I love water. It’s a joyous, auspicious part of my life.
As a child, water is play, and joy is the uneven, submerged sidewalk, and the jumping both feet first into the deep puddle. As an adult, I thrill of the cacophony of the downpour and the rolling, crackling, earth-shaking thunder, and I smile when I’m caught in unawares in rainfall.
Growing up, I had an endless supply of water to explore. There were lakes everywhere. Lakes in my friends’ backyard. Lakes with loons. Lakes with small, 6-foot sand islands. Lakes with sailboats. Lakes with marshes and reeds.
And then there was The Lake. The biggest lake. A lake larger than the seas of faraway lands. A lake so vast you cannot see its end. A lake so powerful you can surf its waves. A lake with its own stories of sunken treasure and shipwrecks. It’s my lake.
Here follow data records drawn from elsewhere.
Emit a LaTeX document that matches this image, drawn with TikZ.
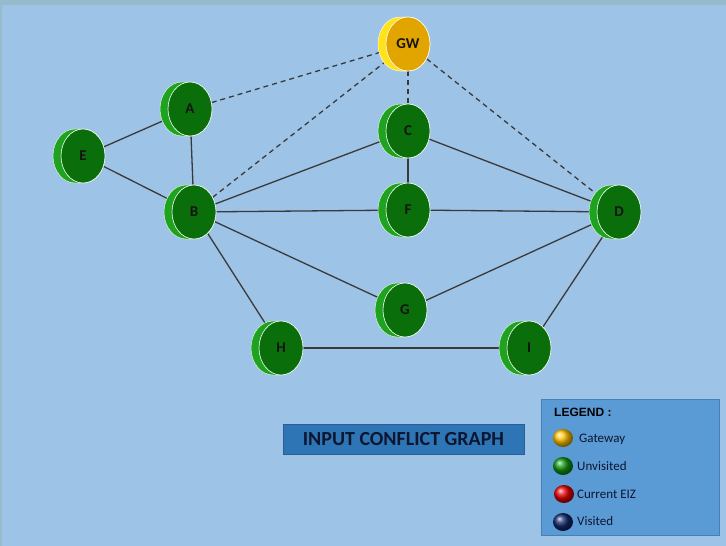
\documentclass[tikz,border=0pt]{standalone}
\usepackage{fontspec}
\setmainfont{Carlito}
\newfontfamily\headfont{Liberation Sans}
\usetikzlibrary{shapes.geometric}

\definecolor{canvas}{HTML}{9DC3E6}
\definecolor{topband}{HTML}{97BBCB}
\definecolor{edgegray}{HTML}{3A3A3A}
\definecolor{greenside}{HTML}{1FA21F}
\definecolor{greenface}{HTML}{0A6F0A}
\definecolor{goldside}{HTML}{FFE21A}
\definecolor{goldface}{HTML}{E2A500}
\definecolor{titlefill}{HTML}{2E75B6}
\definecolor{titleline}{HTML}{2A5F95}
\definecolor{legendfill}{HTML}{5B9BD5}
\definecolor{legendline}{HTML}{4A7FB5}
\definecolor{inkdark}{HTML}{0D1630}

\pgfdeclarelayer{backdrop}
\pgfdeclarelayer{edgelayer}
\pgfsetlayers{backdrop,edgelayer,main}

\tikzset{
  vertexface/.style={ellipse, inner sep=0pt, minimum width=44pt, minimum height=54pt,
    draw=white, line width=0.6pt, text=black!92,
    font=\bfseries\fontsize{15}{17}\selectfont},
  greenvertex/.style={vertexface, fill=greenface},
  goldvertex/.style={vertexface, fill=goldface},
  link/.style={draw=edgegray, line width=1.3pt},
  dashlink/.style={link, dash pattern=on 5pt off 4pt},
  legendball/.style={ellipse, inner sep=0pt, minimum width=20pt, minimum height=18pt, shading=ball},
  legendtext/.style={anchor=west, inner sep=0pt, text=inkdark, font=\fontsize{13}{15}\selectfont},
}

% coin-shaped vertex: side band offset to the left, then the front face node
% #1 name, #2 x, #3 y, #4 label, #5 side colour, #6 face style
\newcommand{\coinvertex}[6]{%
  \fill[#5, draw=white!85!#5, line width=0.5pt]
    (#2-8,#3-27) -- (#2,#3-27)
    arc[start angle=-90, end angle=90, x radius=22, y radius=27]
    -- (#2-8,#3+27)
    arc[start angle=90, end angle=270, x radius=22, y radius=27] -- cycle;
  \node[#6] (#1) at (#2,#3) {#4};%
}

\begin{document}
\begin{tikzpicture}[x=1pt, y=-1pt]
  \useasboundingbox (0,0) rectangle (726,546);
  \begin{pgfonlayer}{backdrop}
    \fill[canvas] (0,0) rectangle (726,546);
    \fill[topband] (0,0) rectangle (726,5);
    \fill[topband] (0,0) rectangle (2,546);
  \end{pgfonlayer}

  % vertices
  \coinvertex{GW}{408}{44}{GW}{goldside}{goldvertex}
  \coinvertex{A}{190}{109}{A}{greenside}{greenvertex}
  \coinvertex{E}{83}{156}{E}{greenside}{greenvertex}
  \coinvertex{B}{194}{212}{B}{greenside}{greenvertex}
  \coinvertex{C}{408}{131}{C}{greenside}{greenvertex}
  \coinvertex{F}{408}{210}{F}{greenside}{greenvertex}
  \coinvertex{D}{619}{212}{D}{greenside}{greenvertex}
  \coinvertex{G}{405}{310}{G}{greenside}{greenvertex}
  \coinvertex{H}{281}{348}{H}{greenside}{greenvertex}
  \coinvertex{I}{529}{348}{I}{greenside}{greenvertex}

  % edges, kept beneath the coins
  \begin{pgfonlayer}{edgelayer}
    \draw[link] (E) -- (A);
    \draw[link] (E) -- (B);
    \draw[link] (A) -- (B);
    \draw[link] (B) -- (C);
    \draw[link] (B) -- (F);
    \draw[link] (B) -- (G);
    \draw[link] (B) -- (H);
    \draw[link] (C) -- (F);
    \draw[link] (C) -- (D);
    \draw[link] (F) -- (D);
    \draw[link] (G) -- (D);
    \draw[link] (H) -- (I);
    \draw[link] (I) -- (D);
    \draw[dashlink] (A) -- (GW);
    \draw[dashlink] (B) -- (GW);
    \draw[dashlink] (GW) -- (C);
    \draw[dashlink] (GW) -- (D);
  \end{pgfonlayer}

  % title banner
  \node[rectangle, fill=titlefill, draw=titleline, line width=0.6pt,
        minimum width=241pt, minimum height=30pt, inner sep=0pt,
        text=inkdark, font=\bfseries\fontsize{20}{22}\selectfont]
        (title) at (403.5,439) {INPUT CONFLICT GRAPH};

  % legend
  \node[rectangle, fill=legendfill, draw=legendline, line width=0.6pt,
        minimum width=178pt, minimum height=136pt, inner sep=0pt]
        (legend) at (630,467) {};
  \node[anchor=west, inner sep=0pt, text=black,
        font=\headfont\bfseries\fontsize{12}{14}\selectfont] (legendhead) at (554,412) {LEGEND :};
  \node[legendball, ball color={rgb,255:red,255;green,196;blue,0}] (ballgw) at (563,438) {};
  \node[legendball, ball color={rgb,255:red,16;green,150;blue,16}] (ballun) at (563,466) {};
  \node[legendball, ball color={rgb,255:red,230;green,0;blue,0}] (ballcur) at (564,494) {};
  \node[legendball, ball color={rgb,255:red,18;green,42;blue,110}] (ballvis) at (563,522) {};
  \node[legendtext] (txtgw) at (579,439) {Gateway};
  \node[legendtext] (txtun) at (577,466) {Unvisited};
  \node[legendtext] (txtcur) at (577,494) {Current EIZ};
  \node[legendtext] (txtvis) at (577,521) {Visited};
\end{tikzpicture}
\end{document}
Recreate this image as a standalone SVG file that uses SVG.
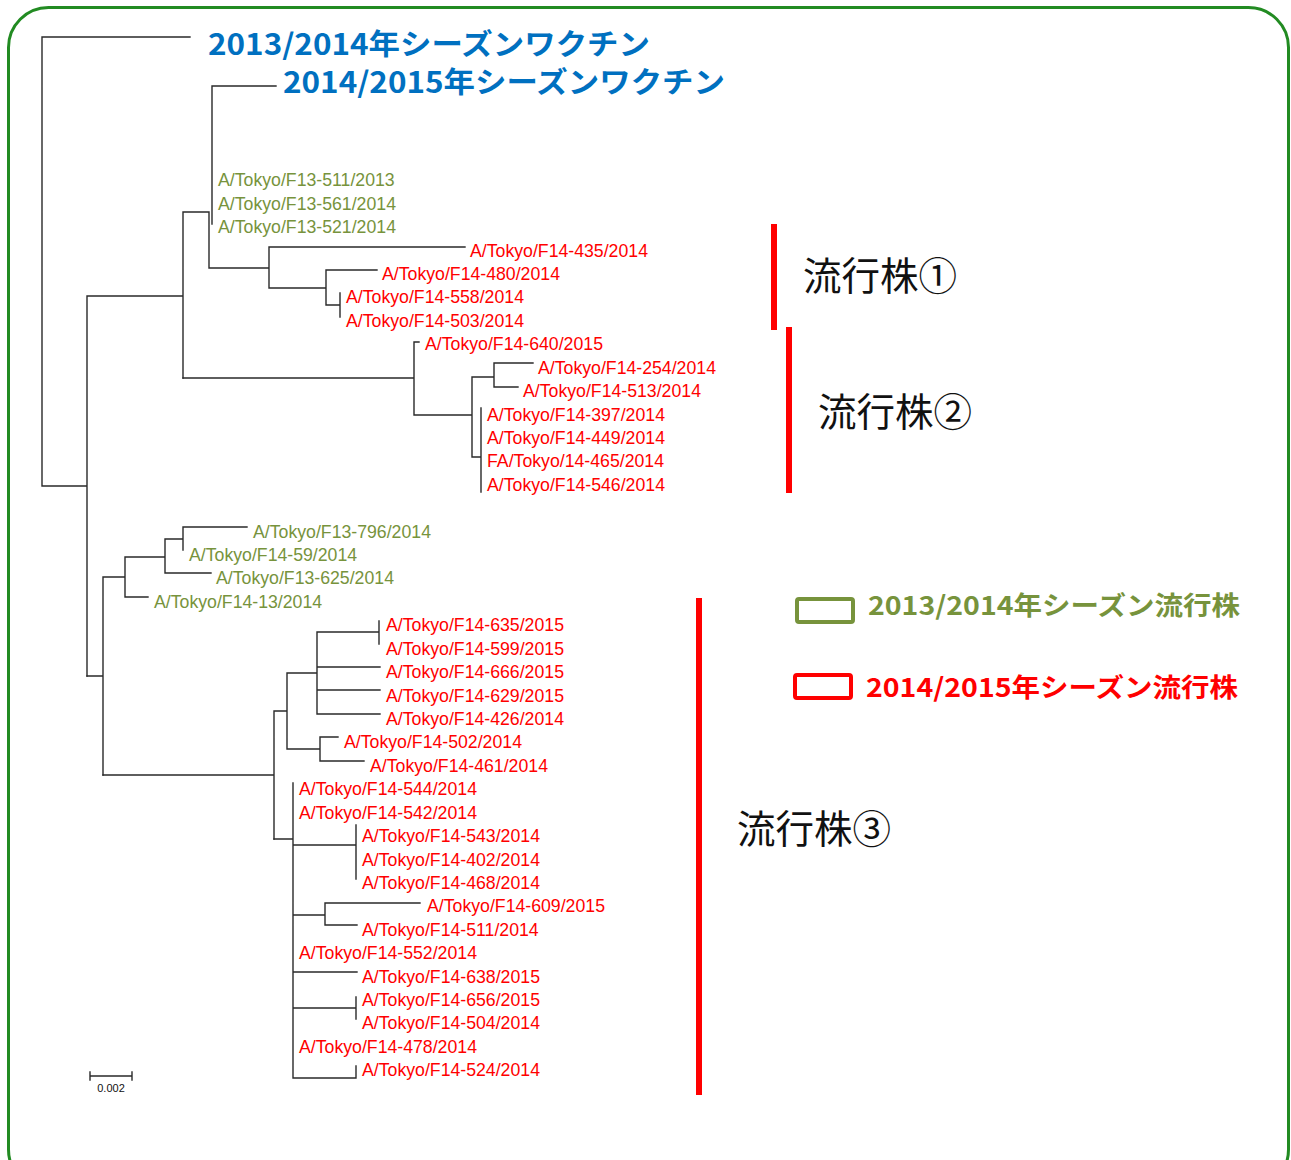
<svg xmlns="http://www.w3.org/2000/svg" width="1291" height="1160" viewBox="0 0 1291 1160">
<style>
.br{fill:none;stroke:#2a2a2a;stroke-width:1.4;stroke-linecap:square}
.lb{font-family:"Liberation Sans",Arial,sans-serif;font-size:17.7px}
.g{fill:#77933C}
.r{fill:#FF0000}
.vac{font-family:"Noto Sans CJK JP",sans-serif;font-weight:bold;font-size:29px;fill:#0070C0}
.leg{font-family:"Noto Sans CJK JP",sans-serif;font-weight:bold;font-size:26px}
.cl{font-family:"Noto Sans CJK JP",sans-serif;font-size:38.5px;fill:#111}
.bar{stroke:#FF0000;stroke-width:6}
</style>
<rect x="0" y="0" width="1291" height="1160" fill="#ffffff"/>
<rect id="frame" x="8.5" y="7.5" width="1280" height="1182" rx="40" ry="40" fill="none" stroke="#228B22" stroke-width="3"/>
<g id="connectors">
<path class="br" d="M42,37H190 M42,37V486 M42,486H87 M87,296V676 M87,296H183 M183,212V378 M183,212H209 M209,212V268 M212,86V224 M212,86H276 M209,268H269 M269,247V288 M269,247H465 M269,288H326 M326,270V305 M326,270H377 M326,305H340 M340,293V317"/>
<path class="br" d="M183,378H414 M414,342V415 M414,342H419 M414,415H472 M472,377V457 M472,377H494 M494,363V387 M494,363H533 M494,387H518 M472,457H481 M481,408V492"/>
<path class="br" d="M87,676H103 M103,577V775 M103,577H125 M125,557V597 M125,597H148 M125,557H165 M165,539V573 M165,573H211 M165,539H183 M183,527V550 M183,527H247"/>
<path class="br" d="M103,775H274 M274,711V839 M274,711H287 M287,673V749 M287,673H317 M317,632V714 M317,632H379 M379,621V644 M317,667H380 M317,690H380 M317,714H380 M287,749H320 M320,737V761 M320,737H338 M320,761H364"/>
<path class="br" d="M274,839H293 M293,783V1078 M293,845H356 M356,825V879 M293,915H325 M325,903V925 M325,903H420 M325,925H357 M293,972H357 M293,1008H356 M356,997V1019 M293,1078H356 M356,1066V1078"/>
</g>
<g id="scale">
<path class="br" d="M90,1076H132 M90,1072V1080 M132,1072V1080"/>
<text x="111" y="1092" text-anchor="middle" font-family="Liberation Sans,Arial,sans-serif" font-size="11" fill="#111">0.002</text>
</g>
<g id="vaccine-2013"><text class="vac" x="208" y="55" textLength="442" lengthAdjust="spacingAndGlyphs">2013/2014年シーズンワクチン</text></g>
<g id="vaccine-2014"><text class="vac" x="283" y="93" textLength="442" lengthAdjust="spacingAndGlyphs">2014/2015年シーズンワクチン</text></g>
<g id="leaves">
<text class="lb g" x="218" y="186.3">A/Tokyo/F13-511/2013</text>
<text class="lb g" x="218" y="209.7">A/Tokyo/F13-561/2014</text>
<text class="lb g" x="218" y="233.1">A/Tokyo/F13-521/2014</text>
<text class="lb r" x="470" y="256.6">A/Tokyo/F14-435/2014</text>
<text class="lb r" x="382" y="280.0">A/Tokyo/F14-480/2014</text>
<text class="lb r" x="346" y="303.4">A/Tokyo/F14-558/2014</text>
<text class="lb r" x="346" y="326.8">A/Tokyo/F14-503/2014</text>
<text class="lb r" x="425" y="350.2">A/Tokyo/F14-640/2015</text>
<text class="lb r" x="538" y="373.7">A/Tokyo/F14-254/2014</text>
<text class="lb r" x="523" y="397.1">A/Tokyo/F14-513/2014</text>
<text class="lb r" x="487" y="420.5">A/Tokyo/F14-397/2014</text>
<text class="lb r" x="487" y="443.9">A/Tokyo/F14-449/2014</text>
<text class="lb r" x="487" y="467.3">FA/Tokyo/14-465/2014</text>
<text class="lb r" x="487" y="490.8">A/Tokyo/F14-546/2014</text>
<text class="lb g" x="253" y="537.6">A/Tokyo/F13-796/2014</text>
<text class="lb g" x="189" y="561.0">A/Tokyo/F14-59/2014</text>
<text class="lb g" x="216" y="584.4">A/Tokyo/F13-625/2014</text>
<text class="lb g" x="154" y="607.9">A/Tokyo/F14-13/2014</text>
<text class="lb r" x="386" y="631.3">A/Tokyo/F14-635/2015</text>
<text class="lb r" x="386" y="654.7">A/Tokyo/F14-599/2015</text>
<text class="lb r" x="386" y="678.1">A/Tokyo/F14-666/2015</text>
<text class="lb r" x="386" y="701.5">A/Tokyo/F14-629/2015</text>
<text class="lb r" x="386" y="725.0">A/Tokyo/F14-426/2014</text>
<text class="lb r" x="344" y="748.4">A/Tokyo/F14-502/2014</text>
<text class="lb r" x="370" y="771.8">A/Tokyo/F14-461/2014</text>
<text class="lb r" x="299" y="795.2">A/Tokyo/F14-544/2014</text>
<text class="lb r" x="299" y="818.6">A/Tokyo/F14-542/2014</text>
<text class="lb r" x="362" y="842.1">A/Tokyo/F14-543/2014</text>
<text class="lb r" x="362" y="865.5">A/Tokyo/F14-402/2014</text>
<text class="lb r" x="362" y="888.9">A/Tokyo/F14-468/2014</text>
<text class="lb r" x="427" y="912.3">A/Tokyo/F14-609/2015</text>
<text class="lb r" x="362" y="935.7">A/Tokyo/F14-511/2014</text>
<text class="lb r" x="299" y="959.2">A/Tokyo/F14-552/2014</text>
<text class="lb r" x="362" y="982.6">A/Tokyo/F14-638/2015</text>
<text class="lb r" x="362" y="1006.0">A/Tokyo/F14-656/2015</text>
<text class="lb r" x="362" y="1029.4">A/Tokyo/F14-504/2014</text>
<text class="lb r" x="299" y="1052.8">A/Tokyo/F14-478/2014</text>
<text class="lb r" x="362" y="1076.3">A/Tokyo/F14-524/2014</text>
</g>
<g id="clade1"><line class="bar" x1="774" y1="224" x2="774" y2="330"/><text class="cl" x="803" y="290">流行株①</text></g>
<g id="clade2"><line class="bar" x1="789" y1="327" x2="789" y2="493"/><text class="cl" x="818" y="426">流行株②</text></g>
<g id="clade3"><line class="bar" x1="699" y1="598" x2="699" y2="1095"/><text class="cl" x="737" y="843">流行株③</text></g>
<g id="legend-2013"><rect x="797" y="599" width="56" height="23" rx="2" fill="none" stroke="#77933C" stroke-width="4"/><text class="leg g" x="868" y="615" textLength="372" lengthAdjust="spacingAndGlyphs">2013/2014年シーズン流行株</text></g>
<g id="legend-2014"><rect x="795" y="675" width="56" height="23" rx="2" fill="none" stroke="#FF0000" stroke-width="4"/><text class="leg r" x="866" y="697" textLength="372" lengthAdjust="spacingAndGlyphs">2014/2015年シーズン流行株</text></g>
</svg>
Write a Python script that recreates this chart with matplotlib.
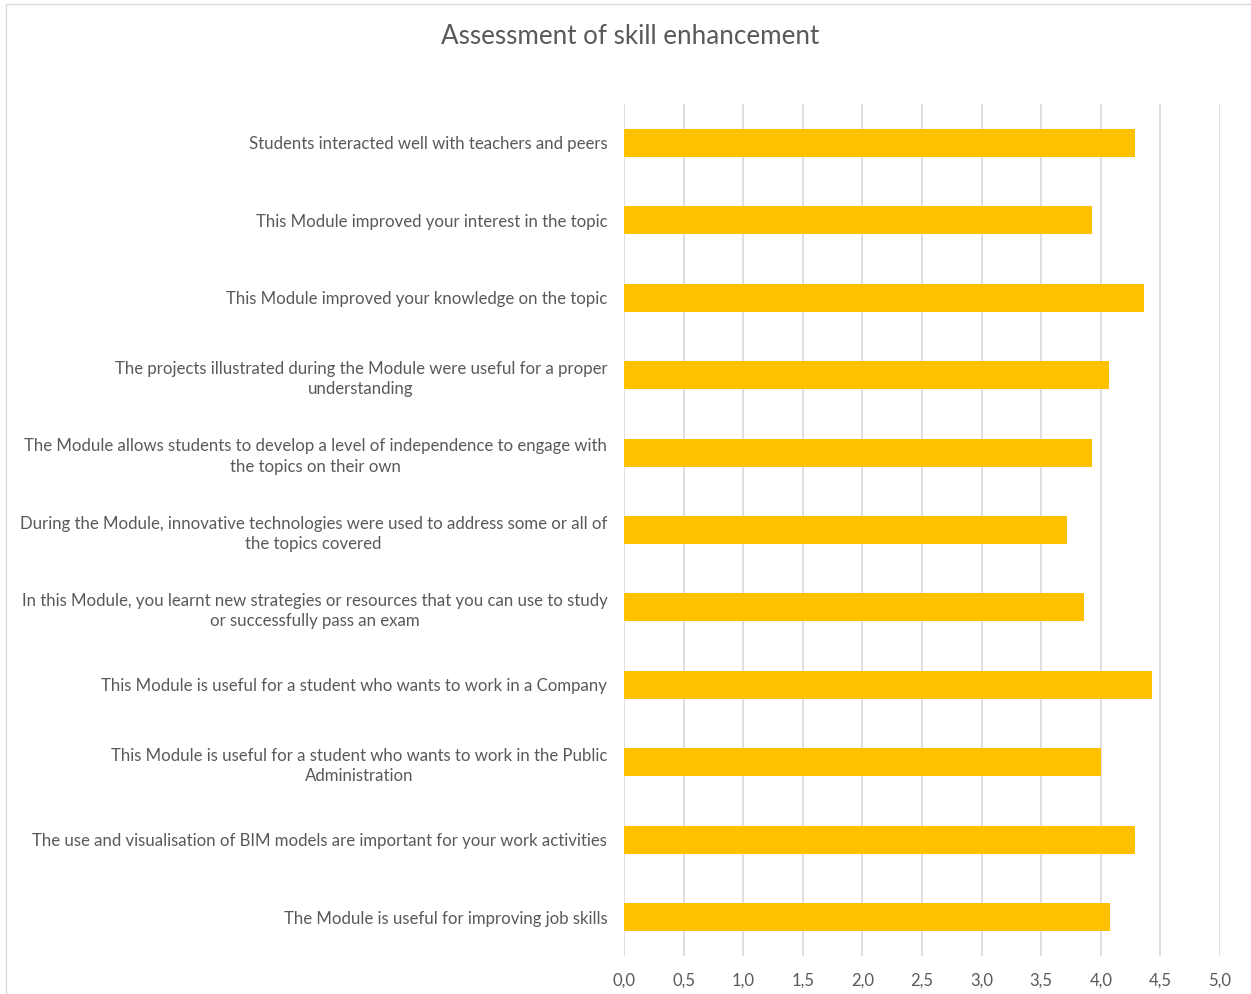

And it’s so many people’s joy.
You can surf it, patrol on it, commute on it, sail on it, cruise on it, dive in it, swim in it, —and in the winter— you can even walk on it.
When I see my lake, I feel at home. It doesn’t matter from whose shore or what perspective I see it from, my lake makes me feel at home.
Lake Michigan, my lake; my home. The collection of all of the water, and joy and luck, of my life.
Hello, my friend. How I’ve missed you.